Meu primeiro contato foi ainda criança. Quando espalhou a notícia da chegada dos ciganos ao ainda distrito de Marizópolis, fui conferir de perto. Acamparam no mato, entre a vaquejada e o Instituto Joaquina de Paiva Gadelha.

Era uma atracão à parte, parecia coisa de filme ou mesmo de artistas de circo. Velhos, adultos e crianças debaixo de cabanas feitas com varas e cobertas de palha ou tecido. Burros, jumentos, panelas, fogueiras, roupas diferentes e línguas estranhas. Lembravam um bando de cangaceiros e hipnotizavam olhares curiosos, feito o meu.

Depois, migraram para a Vila Nova, na parte de baixo do Clementão, o nosso arremedo de estádio de futebol que tinha mais pedra do que barro. Sob o comando de Fernando e do velho Miguel, viveram lá até o campo virar um conjunto habitacional e eles também terem suas casas de alvenaria.

As mulheres passavam todos os dias nas portas, pedindo alguma ajuda ou se oferecendo para ler a mão. Madalena, anciã com rosto enrugado e cabelos grisalhos quase na cintura, era uma delas. Tinha um jeito de falar carregado de sotaque e um olhar misterioso e ameaçador.

Os homens andavam quase sempre armados. Alguns comercializavam animais ou viviam de trocas de objetos. A falta de profissão definida colaborava com o preconceito e marginalização da comunidade.

Um episódio trágico, atribuído a um deles, sentenciou um despejo forçado e obrigou a saída para outras regiões. Antes disso, conviveram harmoniosamente com todos da cidade e participavam ativamente da vida pública e das eleições do já emancipado município. Até com candidatos à Câmara de Vereadores.
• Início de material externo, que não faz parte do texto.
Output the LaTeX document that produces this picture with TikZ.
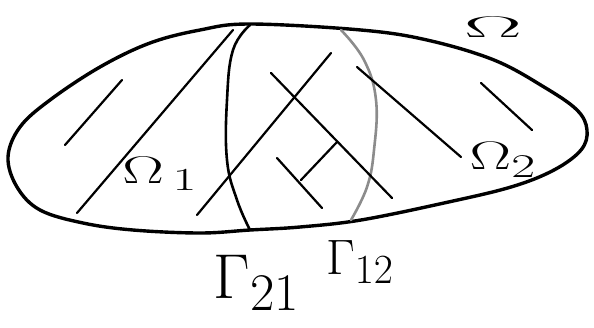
\documentclass[tikz,border=0pt]{standalone}
\usetikzlibrary{calc}
\begin{document}
\begin{tikzpicture}[x=1pt,y=-1pt,
    boundary/.style={line width=3.4pt, line join=round},
    iface/.style={line width=2.6pt, line cap=round},
    hatch/.style={line width=2.2pt, line cap=round},
    lbl/.style={inner sep=0pt, font=\Huge, transform shape},
  ]
  \useasboundingbox (0,0) rectangle (594,327);
  % outer domain
  \draw[boundary] plot[smooth cycle, tension=0.6] coordinates {
    (250,24) (361,30) (427,40) (494,60) (544,87) (577,110) (587,130)
    (581,150) (554,170) (511,187) (444,203) (361,220) (300,227) (250,230)
    (200,233) (133,230) (83,223) (40,210) (17,187) (8,157) (20,127)
    (50,100) (100,67) (150,43) (200,30)};
  % interfaces
  \draw[iface] plot[smooth, tension=0.7] coordinates {
    (250,25) (233,50) (227,100) (227,160) (237,200) (250,230)};
  \draw[iface, black!45] plot[smooth, tension=0.7] coordinates {
    (341,30) (364,60) (376,100) (374,150) (367,187) (351,220)};
  % hatching
  \draw[hatch] (65,145) -- (122,80);
  \draw[hatch] (77,213) -- (233,30);
  \draw[hatch] (197,215) -- (331,53);
  \draw[hatch] (271,73) -- (392,198);
  \draw[hatch] (277,158) -- (322,208);
  \draw[hatch] (301,180) -- (337,142);
  \draw[hatch] (357,67) -- (461,157);
  \draw[hatch] (481,83) -- (532,130);
  % labels
  \node[lbl, xscale=3.5, yscale=1.2] (om) at (493,27) {$\Omega$};
  \node[lbl, xscale=2.5, yscale=1.55] (om1) at (160,174) {$\Omega_{\,1}$};
  \node[lbl, xscale=2.5, yscale=1.6] (om2) at (503,160) {$\Omega_2$};
  \node[lbl, scale=2.55] (g21) at (257,283) {$\Gamma_{21}$};
  \node[lbl, scale=2.0] (g12) at (360,262) {$\Gamma_{12}$};
\end{tikzpicture}
\end{document}
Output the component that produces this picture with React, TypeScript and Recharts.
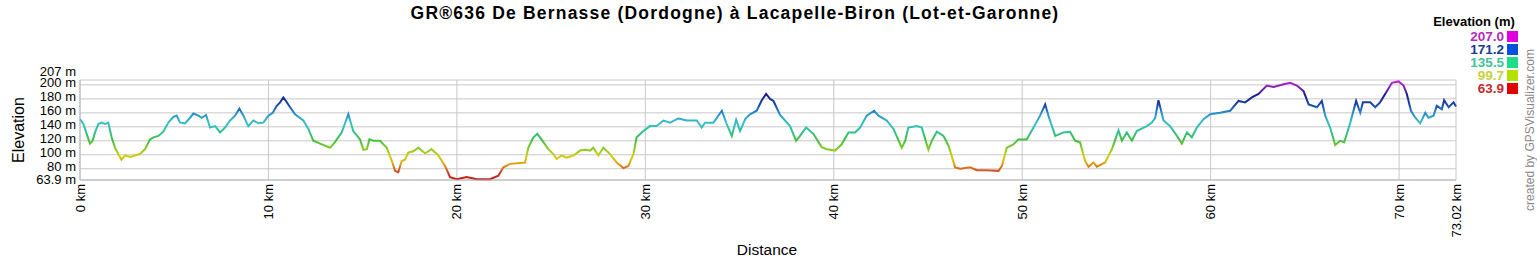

Já jovem e homem feito, ainda cheguei a sugerir ao cigano Isaías – um dos líderes do grupo que virou político – a pensar e produzir um dicionário com tradução de palavras da língua Calóm. Um remédio para proteger o costume e evitar sua extinção.

Ele até gostou da ideia, mas demonstrou crer que o dialeto passaria de geração em geração, independente da ajuda dos gajões – expressão usada para se dirigir aos estranhos à etnia. Deixou no ar que esse era um segredo, e não coisa para ser revelada.

Só aumentou em mim a aura mística sobre os ciganos e um sentimento, inaugurado naquela manhã sangrenta, que misturava a fumaça do medo e o fogo da fascinação.